L’urgente et massive diminution de la production matérielle globale s’accompagnera d’une réduction en proportion des marchandises transportées. Cette réduction peut être même plus importante : les critères de production du capitalisme mondialisé doivent pour cela être battus en brèche. Il devient impératif de sortir de l’hyper-mobilité motorisée : la voiture individuelle perdra sa place centrale dans la mobilité des personnes avec la priorité donnée aux transports collectifs gratuits. Le vélo pourra jouer un rôle non négligeable et la marche retrouver sa place. Hors des villes, tout doit être revu avec les populations : services publics et nouveaux usages de la voiture seront au centre.

Agriculture et alimentation

L’agriculture industrielle est une impasse. L’usage massif des pesticides a provoqué une perte immense en biodiversité et a porté atteinte à notre santé. L’agro-business fournit une alimentation de qualité médiocre. Ce secteur est responsable de 20 % des émissions de GES en France. Une révolution agro­alimentaire s’impose d’urgence : le basculement vers une agriculture paysanne, sans chimie et moins mécanisée, vers une production 100 % bio, vers une réduction importante de la consommation de viande aussi. Cette mutation aura besoin de beaucoup de monde, de financements pérennes importants. Pour la réussite macro-économique de ce chantier, le débat s’ouvre sur une « Sécurité sociale de ­l’alimentation / régime général ».

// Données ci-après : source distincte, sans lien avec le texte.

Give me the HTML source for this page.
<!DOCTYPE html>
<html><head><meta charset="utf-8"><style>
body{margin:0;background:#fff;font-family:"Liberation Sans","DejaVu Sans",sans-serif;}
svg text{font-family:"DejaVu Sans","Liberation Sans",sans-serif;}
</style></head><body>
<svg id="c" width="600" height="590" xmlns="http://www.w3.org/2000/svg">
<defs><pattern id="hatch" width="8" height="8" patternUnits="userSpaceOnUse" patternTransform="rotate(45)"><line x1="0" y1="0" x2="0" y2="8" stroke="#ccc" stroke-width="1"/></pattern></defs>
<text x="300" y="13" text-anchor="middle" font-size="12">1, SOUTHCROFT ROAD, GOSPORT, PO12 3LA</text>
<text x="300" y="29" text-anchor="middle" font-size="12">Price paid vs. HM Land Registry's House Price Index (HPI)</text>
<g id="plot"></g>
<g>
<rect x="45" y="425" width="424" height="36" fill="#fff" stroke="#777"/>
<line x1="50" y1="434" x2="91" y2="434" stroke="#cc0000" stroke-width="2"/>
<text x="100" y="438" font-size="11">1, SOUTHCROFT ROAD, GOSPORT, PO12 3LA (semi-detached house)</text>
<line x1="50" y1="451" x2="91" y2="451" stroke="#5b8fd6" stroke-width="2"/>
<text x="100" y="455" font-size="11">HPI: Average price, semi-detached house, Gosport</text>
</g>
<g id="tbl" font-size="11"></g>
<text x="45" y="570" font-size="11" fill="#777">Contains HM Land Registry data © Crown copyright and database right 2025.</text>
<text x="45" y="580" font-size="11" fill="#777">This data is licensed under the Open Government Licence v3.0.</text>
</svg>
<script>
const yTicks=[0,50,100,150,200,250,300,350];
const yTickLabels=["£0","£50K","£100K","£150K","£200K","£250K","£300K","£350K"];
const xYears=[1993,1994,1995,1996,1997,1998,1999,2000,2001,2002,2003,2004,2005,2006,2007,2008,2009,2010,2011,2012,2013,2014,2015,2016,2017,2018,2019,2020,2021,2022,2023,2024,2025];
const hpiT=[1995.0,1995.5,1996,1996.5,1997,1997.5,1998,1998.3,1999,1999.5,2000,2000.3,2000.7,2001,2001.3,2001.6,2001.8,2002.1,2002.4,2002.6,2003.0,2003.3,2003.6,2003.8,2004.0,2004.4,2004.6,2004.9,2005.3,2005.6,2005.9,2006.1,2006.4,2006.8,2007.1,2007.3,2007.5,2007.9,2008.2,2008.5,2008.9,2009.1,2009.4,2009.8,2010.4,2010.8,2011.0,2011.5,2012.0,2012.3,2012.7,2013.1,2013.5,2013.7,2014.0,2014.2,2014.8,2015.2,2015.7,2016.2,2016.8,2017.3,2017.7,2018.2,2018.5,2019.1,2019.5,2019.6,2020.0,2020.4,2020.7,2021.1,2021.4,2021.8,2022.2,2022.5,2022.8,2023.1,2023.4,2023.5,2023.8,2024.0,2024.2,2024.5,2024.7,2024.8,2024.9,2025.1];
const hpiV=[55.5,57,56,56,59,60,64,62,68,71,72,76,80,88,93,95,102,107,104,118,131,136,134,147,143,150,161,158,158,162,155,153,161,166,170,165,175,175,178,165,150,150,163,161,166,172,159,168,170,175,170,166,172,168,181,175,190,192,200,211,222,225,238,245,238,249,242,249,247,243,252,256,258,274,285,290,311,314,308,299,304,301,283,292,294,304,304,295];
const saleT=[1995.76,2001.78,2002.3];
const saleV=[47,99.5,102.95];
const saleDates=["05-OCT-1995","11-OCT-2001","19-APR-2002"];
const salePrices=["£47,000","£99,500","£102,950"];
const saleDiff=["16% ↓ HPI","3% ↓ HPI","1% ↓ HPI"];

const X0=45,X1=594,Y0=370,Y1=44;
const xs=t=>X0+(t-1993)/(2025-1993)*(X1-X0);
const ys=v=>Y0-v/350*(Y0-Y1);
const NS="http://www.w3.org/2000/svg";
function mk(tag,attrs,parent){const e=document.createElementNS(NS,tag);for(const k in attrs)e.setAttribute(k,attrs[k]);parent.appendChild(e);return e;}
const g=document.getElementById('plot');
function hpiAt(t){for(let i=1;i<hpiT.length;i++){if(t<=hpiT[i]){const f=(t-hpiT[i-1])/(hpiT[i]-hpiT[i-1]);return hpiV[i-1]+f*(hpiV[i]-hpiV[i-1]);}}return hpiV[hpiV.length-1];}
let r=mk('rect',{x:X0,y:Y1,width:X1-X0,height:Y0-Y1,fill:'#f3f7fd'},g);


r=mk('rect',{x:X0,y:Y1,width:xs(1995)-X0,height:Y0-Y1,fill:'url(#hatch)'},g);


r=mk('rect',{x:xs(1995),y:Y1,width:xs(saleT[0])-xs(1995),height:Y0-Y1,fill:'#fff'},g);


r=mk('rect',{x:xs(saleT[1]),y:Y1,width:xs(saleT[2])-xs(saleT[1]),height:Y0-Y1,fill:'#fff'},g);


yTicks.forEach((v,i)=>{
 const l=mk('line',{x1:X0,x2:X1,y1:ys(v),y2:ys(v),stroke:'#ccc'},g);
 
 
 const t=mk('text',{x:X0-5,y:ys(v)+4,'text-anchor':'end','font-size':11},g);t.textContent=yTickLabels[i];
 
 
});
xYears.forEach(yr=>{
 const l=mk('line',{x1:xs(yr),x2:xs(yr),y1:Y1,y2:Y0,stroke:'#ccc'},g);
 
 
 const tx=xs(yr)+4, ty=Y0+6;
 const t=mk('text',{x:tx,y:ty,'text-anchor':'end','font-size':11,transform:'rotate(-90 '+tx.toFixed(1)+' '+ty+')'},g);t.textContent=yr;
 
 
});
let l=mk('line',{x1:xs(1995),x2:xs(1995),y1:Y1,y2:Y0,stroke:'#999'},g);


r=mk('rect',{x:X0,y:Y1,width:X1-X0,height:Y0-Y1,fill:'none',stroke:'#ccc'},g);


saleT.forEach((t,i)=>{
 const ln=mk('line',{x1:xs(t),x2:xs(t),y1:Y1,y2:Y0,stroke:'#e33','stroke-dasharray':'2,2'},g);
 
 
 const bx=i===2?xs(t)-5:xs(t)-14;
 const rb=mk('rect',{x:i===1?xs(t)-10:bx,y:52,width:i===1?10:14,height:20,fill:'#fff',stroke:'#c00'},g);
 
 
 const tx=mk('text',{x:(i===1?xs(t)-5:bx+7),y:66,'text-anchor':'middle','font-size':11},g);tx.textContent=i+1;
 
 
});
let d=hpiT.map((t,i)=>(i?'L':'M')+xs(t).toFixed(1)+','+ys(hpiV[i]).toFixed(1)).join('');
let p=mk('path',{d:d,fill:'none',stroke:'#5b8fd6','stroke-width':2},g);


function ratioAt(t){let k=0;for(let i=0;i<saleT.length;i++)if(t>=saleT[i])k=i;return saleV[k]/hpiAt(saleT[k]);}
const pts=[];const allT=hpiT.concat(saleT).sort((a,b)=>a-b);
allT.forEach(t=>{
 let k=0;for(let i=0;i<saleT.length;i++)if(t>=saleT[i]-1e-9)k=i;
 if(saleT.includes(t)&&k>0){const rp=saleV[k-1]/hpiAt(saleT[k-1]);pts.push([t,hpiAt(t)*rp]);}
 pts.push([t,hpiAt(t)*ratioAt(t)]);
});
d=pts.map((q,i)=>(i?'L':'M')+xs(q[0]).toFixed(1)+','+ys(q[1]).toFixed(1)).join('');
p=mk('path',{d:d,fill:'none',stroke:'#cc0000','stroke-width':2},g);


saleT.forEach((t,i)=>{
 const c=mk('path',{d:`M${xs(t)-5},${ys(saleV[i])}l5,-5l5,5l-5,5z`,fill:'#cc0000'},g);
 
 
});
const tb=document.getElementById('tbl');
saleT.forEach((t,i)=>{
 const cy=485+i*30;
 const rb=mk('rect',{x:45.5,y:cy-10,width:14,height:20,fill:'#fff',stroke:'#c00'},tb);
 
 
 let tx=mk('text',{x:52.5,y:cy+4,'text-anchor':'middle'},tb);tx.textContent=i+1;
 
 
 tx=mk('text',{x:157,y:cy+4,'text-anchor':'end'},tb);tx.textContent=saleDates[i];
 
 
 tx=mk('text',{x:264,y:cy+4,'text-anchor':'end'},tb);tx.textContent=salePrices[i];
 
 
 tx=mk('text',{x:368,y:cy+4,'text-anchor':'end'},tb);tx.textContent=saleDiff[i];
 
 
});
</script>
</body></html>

Logement/urbanisme/artificialisation des terres

De nombreuses familles sont mal logées. Les loyers sont chers. Des millions de logements sont inoccupés. Une grande partie des logements sont des passoires thermiques. On habite loin de son lieu de travail : en 1960, à 3 km, à 15 km aujourd’hui. Les villes s’étendent toujours plus loin avec les zones commerciales qui vont avec. Et entre elles, les routes et autoroutes, les voies de contournement font reculer la terre, coupent des forêts. 55 projets routiers sont contestés par des luttes citoyennes. Ces « projets inutiles et imposés » coûtent très cher (15 milliards d’euros), rapportent gros à Vinci et consorts et sont eux-mêmes un nouveau problème : ils sont une immense dépense d’énergie, un formidable « aspirateur à voitures ».